Do you choose efficiency over opportunity sometimes? Are there missed moments of interaction, humor, fun, and training that you miss as a parent, simply by being overly efficient with your tasks? I’m guilty of this regularly.
Indeed there are times when the children simply are not invited to chop vegetables at dinner time because of time constraint, or when it isn’t the right context to teach your oldest how to mow a lawn…timing is important. However, more often than not, we create chaos, lack of time, busyness, and inconvenience simply by defaulting to poor time management, rather than an intentional plan to make time for inefficiency.
I don’t know about you, but my kids need it. They need to know that there is time to get caught up in a discussion about something that’s been on their mind. They need to feel the freedom to try to do something around the house, and FAIL at it. They need to know that everything worth doing takes time.
What are some things you can be less efficient in for the purpose of including your children? What tasks can you sacrifice completely quickly in order to offer the opportunity to practice for your little one?
Our attitude towards how we approach the day in and day out is what really informs our children about living:
- Do you want your child to know perseverance? Then let them see you try, and try again.
- Do you want your child to attempt tasks they are not naturally gifted at? Then show them you are not good at everything either.
- Do you want your child to understand time management? Then model responsibility, and not procrastination, in your own life.
- Do you want your child to worship Christ, and not efficiency? Then make time to teach them that everything is done to Him, for Him, and through Him.
Dear friend, you will never get today to do over again. Ask the Lord for the wisdom to discern when to make time to linger, and when to simply get things done. Ask Him to show you if efficiency has become your idol. I know it has been mine many times. May our love and our worship of Christ, keep us from running the race fast, without running the race WELL.







































Thank you for sharing this lesson. It’s so worthwhile to consider the impact our actions have. I know when I was little I used to wish my parents would give me a little more time instead of focusing so much on everything that needed to be done.

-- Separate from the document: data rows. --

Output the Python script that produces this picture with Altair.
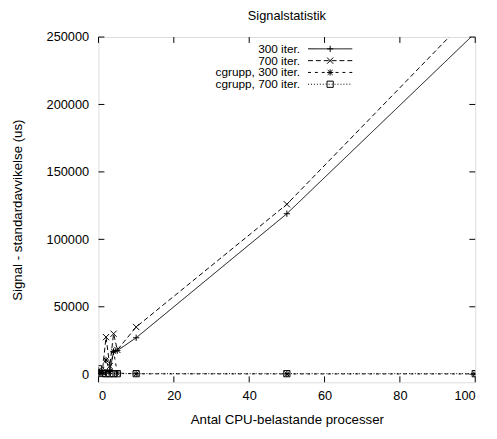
import altair as alt
import pandas as pd

# ---- data ----
x_vals = [0, 1, 2, 3, 4, 5, 10, 50, 100]
iter300 = [500, 800, 1500, 3000, 16500, 17500, 27000, 119000, 253000]
iter700 = [800, 1500, 27500, 6000, 30000, 18000, 35000, 126000, 270000]
cg300 = [3000, 1500, 10500, 2000, 17000, 800, 300, 200, 200]
cg700 = [4000, 500, 400, 400, 400, 400, 400, 400, 400]

series_names = ["300 iter.", "700 iter.", "cgrupp, 300 iter.", "cgrupp, 700 iter."]
series_values = [iter300, iter700, cg300, cg700]

x_ticks = [0, 20, 40, 60, 80, 100]
y_ticks = [0, 50000, 100000, 150000, 200000, 250000]

# styles
dashes = [[1, 0], [5, 3], [3, 4], [1, 2]]
shapes = [
    "M-1,0L1,0M0,-1L0,1",
    "M-1,-1L1,1M-1,1L1,-1",
    "M-1,0L1,0M0,-1L0,1M-0.8,-0.8L0.8,0.8M-0.8,0.8L0.8,-0.8",
    "square",
]

W, H = 383, 351
FONT = "Liberation Sans"

xscale = alt.Scale(domain=[0, 100], nice=False, zero=False)
yscale = alt.Scale(domain=[-6000, 250000], nice=False, zero=False)

common = dict(grid=False, domain=False, ticks=False, format="d",
              labelFont=FONT, titleFont=FONT, labelFontSize=13, titleFontSize=13.5,
              titleFontWeight="normal", labelColor="black", titleColor="black")
xaxis = alt.Axis(title="Antal CPU-belastande processer", values=x_ticks,
                 labelPadding=7, titlePadding=11, **common)
yaxis = alt.Axis(title="Signal - standardavvikelse (us)", values=y_ticks,
                 labelPadding=10, titlePadding=22, **common)


def X(field):
    return alt.X(field, scale=xscale, axis=xaxis)


def Y(field):
    return alt.Y(field, scale=yscale, axis=yaxis)


layers = []
for name, vals, dash, shp in zip(series_names, series_values, dashes, shapes):
    df = pd.DataFrame({"x": x_vals, "y": vals, "series": name})
    line = alt.Chart(df).mark_line(clip=True, color="black", strokeWidth=1,
                                   strokeDash=dash).encode(x=X("x:Q"), y=Y("y:Q"))
    pts = alt.Chart(df).mark_point(clip=True, color="black", filled=False,
                                   strokeWidth=1, size=40, shape=shp,
                                   opacity=1).encode(x=X("x:Q"), y=Y("y:Q"))
    layers += [line, pts]

# inward ticks (gnuplot style, mirrored)
xt = pd.DataFrame({"x": x_ticks})
yt = pd.DataFrame({"y": y_ticks})
for y0, y1 in [(H, H - 6), (0, 6)]:
    layers.append(alt.Chart(xt).mark_rule(color="black", strokeWidth=1).encode(
        x=X("x:Q"), y=alt.value(y0), y2=alt.value(y1)))
for x0, x1 in [(0, 6), (W - 6, W)]:
    layers.append(alt.Chart(yt).mark_rule(color="black", strokeWidth=1).encode(
        y=Y("y:Q"), x=alt.value(x0), x2=alt.value(x1)))

# key (legend) in the upper part of the plot
leg_text_x = 205
leg_line_x0, leg_line_x1 = 213, 258
leg_y0, leg_dy = 12, 12
for i, (name, dash, shp) in enumerate(zip(series_names, dashes, shapes)):
    ldf = pd.DataFrame({"label": [name]})
    yy = leg_y0 + i * leg_dy
    layers.append(alt.Chart(ldf).mark_text(align="right", baseline="middle",
                                           font=FONT, fontSize=12, color="black").encode(
        text="label:N", x=alt.value(leg_text_x), y=alt.value(yy)))
    layers.append(alt.Chart(ldf).mark_rule(color="black", strokeWidth=1,
                                           strokeDash=dash).encode(
        x=alt.value(leg_line_x0), x2=alt.value(leg_line_x1), y=alt.value(yy)))
    layers.append(alt.Chart(ldf).mark_point(color="black", filled=False, strokeWidth=1,
                                            size=40, shape=shp, opacity=1).encode(
        x=alt.value((leg_line_x0 + leg_line_x1) / 2), y=alt.value(yy)))

chart = alt.layer(*layers).properties(
    width=W, height=H,
    title=alt.Title("Signalstatistik", font=FONT, fontSize=13, fontWeight="normal",
                    color="black", offset=8),
    autosize=alt.AutoSizeParams(type="none"),
    padding={"left": 92, "top": 26, "right": 14, "bottom": 46},
).configure_view(stroke="black", strokeWidth=1).configure(background="white")

chart.save("out.html", embed_options={"renderer": "svg", "actions": False})
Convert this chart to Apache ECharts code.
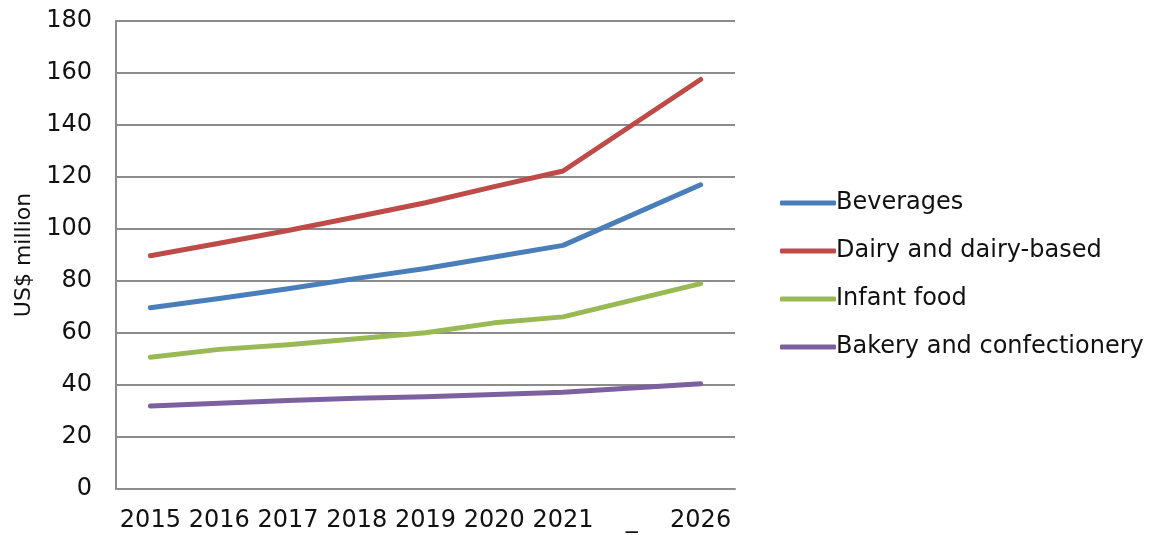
<!DOCTYPE html>
<html>
<head>
<meta charset="utf-8">
<script src="https://cdn.jsdelivr.net/npm/echarts@6/dist/echarts.min.js"></script>
<style>
	html, body { margin: 0; padding: 0; background: #fff; }
	#chartDiv { width: 1174px; height: 535px; }
</style>
</head>
<body>
<div id="chartDiv"></div>
<script>
var years = ["2015", "2016", "2017", "2018", "2019", "2020", "2021", "_", "2026"];
var yTicks = [0, 20, 40, 60, 80, 100, 120, 140, 160, 180];

// "_" has no value, the line just runs through it
var beverages = [69.7, 73.3, 77.0, 81.0, 84.8, 89.2, 93.7, null, 117.0];
var dairy = [89.7, 94.5, 99.4, 104.7, 110.1, 116.3, 122.3, null, 157.5];
var infant = [50.7, 53.7, 55.5, 57.8, 60.1, 63.9, 66.2, null, 79.0];
var bakery = [31.9, 33.0, 34.0, 34.9, 35.5, 36.3, 37.2, null, 40.5];

var seriesNames = ["Beverages", "Dairy and dairy-based", "Infant food", "Bakery and confectionery"];
var seriesColors = ["#4a7ebb", "#be4b48", "#98b954", "#7d60a0"];
var seriesData = [beverages, dairy, infant, bakery];

var fontName = "'DejaVu Sans', sans-serif";

function makeSeries(i) {
	return {
		name : seriesNames[i],
		type : "line",
		data : seriesData[i],
		connectNulls : true,
		symbol : "none",
		color : seriesColors[i],
		lineStyle : {
			width : 5,
			cap : "round",
			join : "round"
		}
	};
}

var chart = echarts.init(document.getElementById("chartDiv"));

chart.setOption({
	animation : false,
	textStyle : { fontFamily : fontName },
	grid : {
		left : 116,
		right : 439,
		top : 21,
		bottom : 46
	},
	legend : {
		orient : "vertical",
		left : 775,
		top : 184,
		icon : "roundRect",
		itemWidth : 56,
		itemHeight : 5,
		itemGap : 20,
		data : seriesNames,
		textStyle : {
			fontFamily : fontName,
			fontSize : 24,
			lineHeight : 28,
			color : "#111",
			padding : [0, 0, 0, -5]
		}
	},
	xAxis : {
		type : "category",
		data : years,
		boundaryGap : true,
		axisLine : { lineStyle : { color : "#8c8c8c", width : 2 } },
		axisTick : { show : false },
		axisLabel : {
			fontFamily : fontName,
			fontSize : 24,
			color : "#111",
			margin : 20,
			interval : 0
		}
	},
	yAxis : {
		type : "value",
		min : yTicks[0],
		max : yTicks[yTicks.length - 1],
		interval : 20,
		name : "US$ million",
		nameLocation : "middle",
		nameGap : 80,
		nameTextStyle : {
			fontFamily : fontName,
			fontSize : 22,
			color : "#111"
		},
		axisLine : { show : true, lineStyle : { color : "#8c8c8c", width : 2 } },
		axisTick : { show : false },
		axisLabel : {
			fontFamily : fontName,
			fontSize : 24,
			color : "#111",
			margin : 24
		},
		splitLine : { lineStyle : { color : "#8c8c8c", width : 2 } }
	},
	series : [makeSeries(0), makeSeries(1), makeSeries(2), makeSeries(3)]
});
</script>
</body>
</html>
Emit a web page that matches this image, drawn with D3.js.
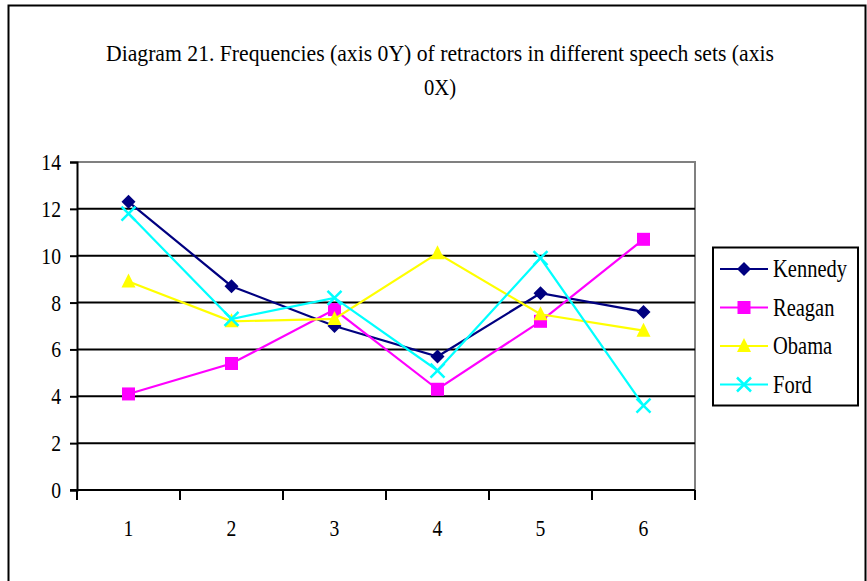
<!DOCTYPE html>
<html>
<head>
<meta charset="utf-8">
<script src="https://cdn.jsdelivr.net/npm/d3@7"></script>
<style>
  html, body { margin: 0; padding: 0; background: #fff; }
  svg { display: block; font-family: "Liberation Serif", "Times New Roman", serif; }
</style>
</head>
<body>
<svg id="chart" width="867" height="581"></svg>
<script>
// Speech sets on the X axis
const categories = ["1", "2", "3", "4", "5", "6"];
// Retractor frequencies per speaker
const kennedy = [12.3, 8.7, 7.0, 5.7, 8.4, 7.6];
const reagan  = [4.1, 5.4, 7.7, 4.3, 7.2, 10.7];
const obama   = [8.9, 7.2, 7.3, 10.1, 7.5, 6.8];
const ford    = [11.8, 7.3, 8.2, 5.1, 9.9, 3.6];
const yTicks  = [0, 2, 4, 6, 8, 10, 12, 14];
const titleLines = [
  "Diagram 21. Frequencies (axis 0Y) of retractors in different speech sets (axis",
  "0X)"
];

const series = [
  { name: "Kennedy", values: kennedy, color: "#000080", marker: "diamond" },
  { name: "Reagan",  values: reagan,  color: "#FF00FF", marker: "square" },
  { name: "Obama",   values: obama,   color: "#FFFF00", marker: "triangle" },
  { name: "Ford",    values: ford,    color: "#00FFFF", marker: "cross" }
];

const FONT_SIZE = 24;
const SQUEEZE = 0.82;   // narrow serif look

// Place a text at (x, y) with horizontally condensed glyphs
function placeText(sel, xf, yf, anchor) {
  sel.attr("x", 0).attr("y", 0)
    .attr("font-size", FONT_SIZE)
    .attr("fill", "#000")
    .attr("text-anchor", anchor)
    .attr("transform", (d, i) => `translate(${xf(d, i)},${yf(d, i)}) scale(${SQUEEZE},1)`);
  return sel;
}

const svg = d3.select("#chart");

// Outer chart frame
svg.append("rect")
  .attr("x", 8.5).attr("y", 5.5)
  .attr("width", 857).attr("height", 590)
  .attr("fill", "#fff").attr("stroke", "#000").attr("stroke-width", 2);

// Title
svg.append("g").selectAll("text")
  .data(titleLines)
  .join("text")
  .attr("x", 440)
  .attr("y", (d, i) => 61 + i * 34)
  .attr("text-anchor", "middle")
  .attr("font-size", FONT_SIZE)
  .attr("fill", "#000")
  .attr("textLength", (d, i) => i === 0 ? 668 : 32)
  .attr("lengthAdjust", "spacingAndGlyphs")
  .text(d => d);

const plot = { left: 77, right: 695, top: 162, bottom: 490 };

const x = d3.scaleBand().domain(categories).range([plot.left, plot.right]);
const y = d3.scaleLinear().domain([0, 14]).range([plot.bottom, plot.top]);

// Plot area border (top and right, grey)
svg.append("path")
  .attr("d", `M${plot.left},${plot.top}H${plot.right}V${plot.bottom}`)
  .attr("fill", "none").attr("stroke", "#808080").attr("stroke-width", 2);

// Horizontal gridlines
svg.append("g").selectAll("line")
  .data(yTicks.filter(t => t > 0 && t < 14))
  .join("line")
  .attr("x1", plot.left).attr("x2", plot.right)
  .attr("y1", d => y(d)).attr("y2", d => y(d))
  .attr("stroke", "#000").attr("stroke-width", 2);

// Y axis (ticks from d3, labels set in the condensed serif)
const yAxis = svg.append("g")
  .attr("transform", `translate(${plot.left},0)`)
  .call(d3.axisLeft(y).tickValues(yTicks).tickSize(7).tickFormat(""));
yAxis.select(".domain").attr("stroke", "#000").attr("stroke-width", 2);
yAxis.selectAll(".tick line").attr("stroke", "#000").attr("stroke-width", 2);
svg.append("g").selectAll("text")
  .data(yTicks)
  .join("text")
  .call(placeText, () => 61, d => y(d) + 8, "end")
  .text(d => d3.format("d")(d));

// X axis: ticks on band boundaries, labels at band centres
const xAxisG = svg.append("g").attr("transform", `translate(0,${plot.bottom})`);
xAxisG.append("line")
  .attr("x1", plot.left - 7).attr("x2", plot.right)
  .attr("stroke", "#000").attr("stroke-width", 2);
const boundaries = categories.map(c => x(c)).concat([x(categories[categories.length - 1]) + x.bandwidth()]);
xAxisG.selectAll("line.tick")
  .data(boundaries)
  .join("line")
  .attr("class", "tick")
  .attr("x1", d => d).attr("x2", d => d)
  .attr("y1", 0).attr("y2", 10)
  .attr("stroke", "#000").attr("stroke-width", 2);
xAxisG.selectAll("text")
  .data(categories)
  .join("text")
  .call(placeText, d => x(d) + x.bandwidth() / 2, () => 46, "middle")
  .text(d => d);

// Marker shapes
function drawMarker(sel, type, color) {
  if (type === "diamond") {
    sel.append("path").attr("d", "M0,-7L7,0L0,7L-7,0Z").attr("fill", color);
  } else if (type === "square") {
    sel.append("rect").attr("x", -6.5).attr("y", -6.5).attr("width", 13).attr("height", 13).attr("fill", color);
  } else if (type === "triangle") {
    sel.append("path").attr("d", "M0,-8L7,6L-7,6Z").attr("fill", color);
  } else {
    sel.append("path").attr("d", "M-7,-7L7,7M7,-7L-7,7")
      .attr("stroke", color).attr("stroke-width", 2.5).attr("fill", "none");
  }
}

const line = d3.line()
  .x((d, i) => x(categories[i]) + x.bandwidth() / 2)
  .y(d => y(d));

series.forEach(s => {
  const g = svg.append("g");
  g.append("path")
    .datum(s.values)
    .attr("d", line)
    .attr("fill", "none")
    .attr("stroke", s.color)
    .attr("stroke-width", 2.2);
  g.selectAll("g.pt")
    .data(s.values)
    .join("g")
    .attr("class", "pt")
    .attr("transform", (d, i) => `translate(${x(categories[i]) + x.bandwidth() / 2},${y(d)})`)
    .each(function () { drawMarker(d3.select(this), s.marker, s.color); });
});

// Legend
const legend = svg.append("g");
legend.append("rect")
  .attr("x", 713).attr("y", 247.5)
  .attr("width", 145).attr("height", 158)
  .attr("fill", "#fff").attr("stroke", "#000").attr("stroke-width", 2);
const items = legend.selectAll("g.item")
  .data(series)
  .join("g")
  .attr("class", "item")
  .attr("transform", (d, i) => `translate(0,${269 + i * 38.5})`);
items.append("line")
  .attr("x1", 720).attr("x2", 768)
  .attr("stroke", d => d.color).attr("stroke-width", 2.2);
items.append("g")
  .attr("transform", "translate(744,0)")
  .each(function (d) { drawMarker(d3.select(this), d.marker, d.color); });
items.append("text")
  .call(placeText, () => 773, () => 8, "start")
  .attr("font-size", 25)
  .text(d => d.name);
</script>
</body>
</html>
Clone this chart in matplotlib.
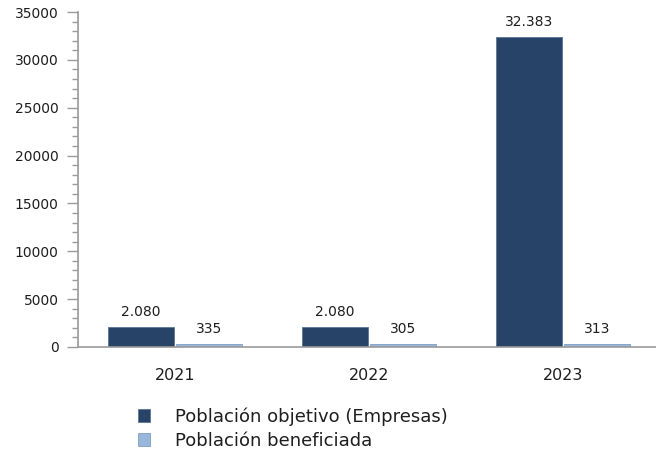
import numpy as np
import matplotlib.pyplot as plt
from matplotlib.ticker import MultipleLocator

# Datos
anios = ['2021', '2022', '2023']
poblacion_objetivo = [2080, 2080, 32383]
poblacion_beneficiada = [335, 305, 313]
series = ['Población objetivo (Empresas)', 'Población beneficiada']

color_oscuro = '#274468'
color_claro = '#97b6da'
gris = '#9a9a9a'
texto = '#1e1e1e'

def formato(v):
    return f'{v:,}'.replace(',', '.')

fig = plt.figure(figsize=(6.56, 4.65), dpi=100)
ax = fig.add_axes([0.119, 0.254, 0.887, 0.72])

x = np.arange(len(anios))
ancho = 0.34
desp = 0.175
b1 = ax.bar(x - desp, poblacion_objetivo, ancho, color=color_oscuro,
            edgecolor='#5a7595', linewidth=0.6, label=series[0])
b2 = ax.bar(x + desp, poblacion_beneficiada, ancho, color=color_claro,
            edgecolor='#7f9fc4', linewidth=0.6, label=series[1])

for barras, valores in ((b1, poblacion_objetivo), (b2, poblacion_beneficiada)):
    for b, v in zip(barras, valores):
        ax.text(b.get_x() + b.get_width() / 2, v + 800, formato(v),
                ha='center', va='bottom', fontsize=10, color=texto)

ax.set_xlim(-0.5, 2.5)
ax.set_ylim(0, 35000)
ax.set_xticks(x)
ax.set_xticklabels(anios, fontsize=11.5, color=texto)
ax.tick_params(axis='x', length=0, pad=15)
ax.yaxis.set_major_locator(MultipleLocator(5000))
ax.yaxis.set_minor_locator(MultipleLocator(1000))
ax.tick_params(axis='y', which='major', length=8, width=1, color=gris,
               labelsize=10, labelcolor=texto, pad=6)
ax.tick_params(axis='y', which='minor', length=4.3, width=1, color=gris)

for lado in ('top', 'right'):
    ax.spines[lado].set_visible(False)
ax.spines['left'].set_color(gris)
ax.spines['bottom'].set_color(gris)
ax.spines['left'].set_linewidth(1.2)
ax.spines['bottom'].set_linewidth(1.2)

fig.legend(handles=[b1, b2], labels=series, loc='upper left',
           bbox_to_anchor=(0.21, 0.124), frameon=False, fontsize=13,
           handlelength=0.67, handleheight=0.67, handletextpad=1.4,
           labelspacing=0.33, borderaxespad=0, borderpad=0,
           labelcolor=texto)

fig.savefig('out.png', dpi=100)
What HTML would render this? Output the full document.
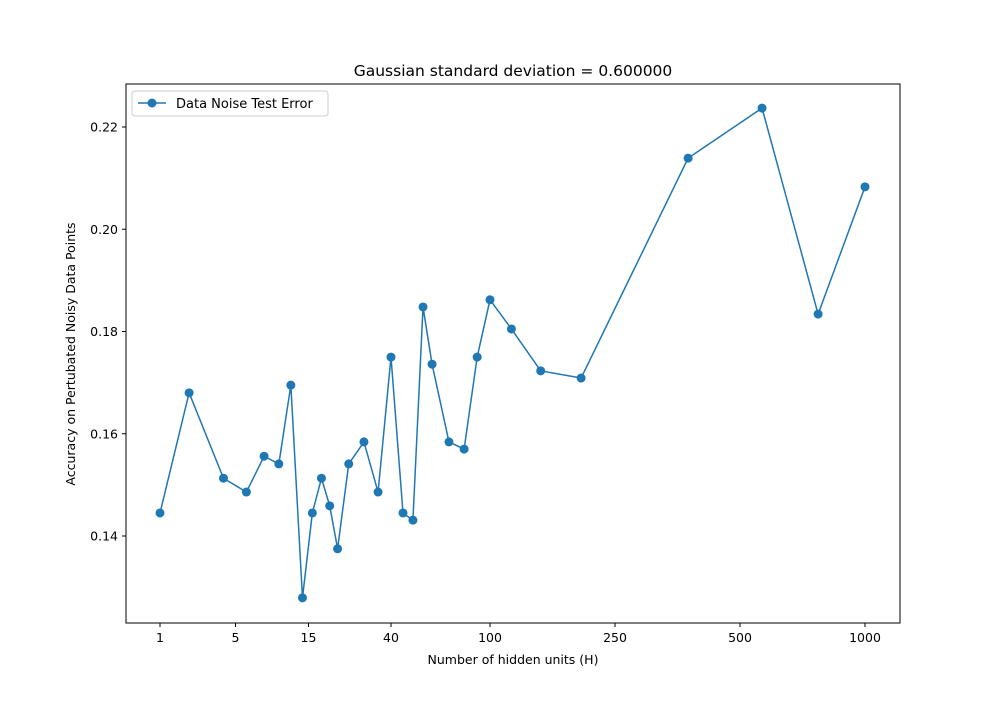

I so desire that my kids will one day reflect that I had my priorities in check. Praise God for his grace and mercy in the midst of our imperfections!
Boy, did I need to hear this today! God has been dealing with me regarding this issue.
Thank you
Me too, Joy. So glad we are journeying together!
Yes! Thank you so much for sharing this! I have to remind myself daily to take pleasure in my children’s desire to be near me and help me. I remember all too well being the little girl in my mother’s kitchen when she didn’t have time for me to help. A child loves to be needed! Thanks for this reminder!
Your family is lovely and I’m so glad you posted something like this. I totally agree in involving the kids in doing chores. They learn precious lifeskills and the activities done together create a bond in the family. I remember also how I cringed the first time my children dropped the clean and neatly folded clothes while they were “helping” me out. I also tried really hard to refrain from reacting in horror when my 3 year old daughter washed the cup of milk all by herself (without soap!!!) without prompting and when my son took the keys and opened the door for me while I busy picking up the baby. It took a lot for me to praise them instead for their efforts and simply remind them to inform me beforehand what they decided to do. Of course, they are often more of a hinderance than a help cos I had to redo most of what they’ve done. But I notice them improving with time and the older 2 kids are becoming really great helpers to me. I don’t think I’ll have as many children as you but big families are simply so wonderful. God is good and keep up the good work!
Jaclyn, thanks so much for sharing. I so relate to your story! 3 yr. olds especially, try everything, and only succeed occasionally!
That’s how they learn though, right? Thanks for the encouragement, and blessings to your family!
Ruth,
So glad I went back to read some of your posts i didn’t end up reading earlier. I really needed to hear this one and am excited to not be in such a hurry and include Freeman in more things that I do around the house. In the tasks, but especially being intentional about him seeing me do that last list of bullet points you you wrote. So good! Thanks for the examples and reminders of whats important. Love you, Friend!
Such convicting words said so sweetly.
WOW, did I need to hear this!
thank you for sharing your heart in this! it is so easy to get caught up in making sure my “busy at home” is “efficient at home”. Several months after you’ve written this, my Asa is 16 months old tomorrow!! this blog was a gift to me from Jesus, so thank you for being a vessel.